If a taxpayer received Form 1098 reporting mortgage interest, where it is reported in the tax return depends on what the interest is related to.
If it's related to their business, report it as a business expense on Schedule C if it's a sole proprietorship, Schedule F if it's a farm, or if rental property with the property's expenses reported on Schedule E.
Otherwise, the mortgage interest is deductible on Schedule A but only to the extent that the loan proceeds from the home mortgage were used to buy, build, or substantially improve the home securing the loan. For the purposes of Schedule A, a house, a boat, a condo, a cooperative, a mobile home, or other structures qualifies as a home, and the mortgage loan can be a first or second loan, a refinanced loan, or a home equity loan.
If points are reported on Form 1098 in Box 6, they are generally deductible. However, in some cases they may not be deductible at all or in full, e.g., the taxpayer is filing MFS, or the mortgage is for multiple properties.
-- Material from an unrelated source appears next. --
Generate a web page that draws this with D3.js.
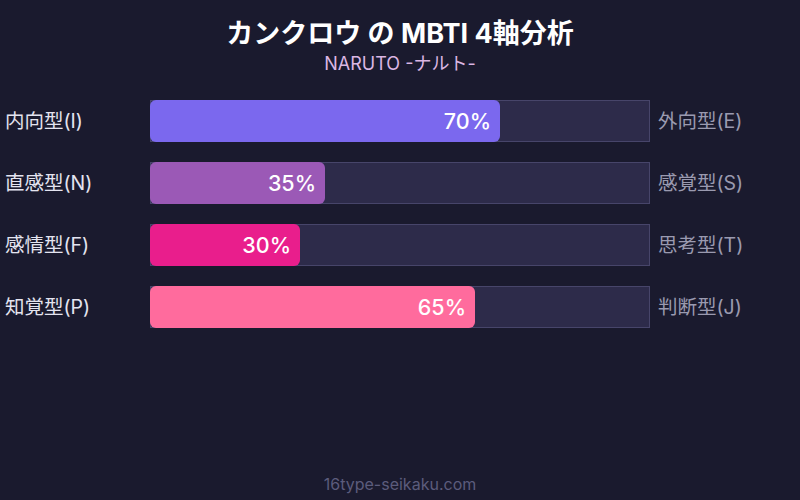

See the information on points in Publication 936 if you're uncertain about their deductibility.
Mortgage interest and points not reported on Form 1098, e.g., due to their total being under $600, can also be deducted.
To enter interest as an itemized deduction on Schedule A in TaxSlayer ProWeb, from the Federal Section of the Tax Return (Form 1040) select:
- Itemized Deductions
- Mortgage Interest and Expenses
Note: This is a brief guide on entering mortgage interest into TaxSlayer ProWeb. This is not intended as tax advice.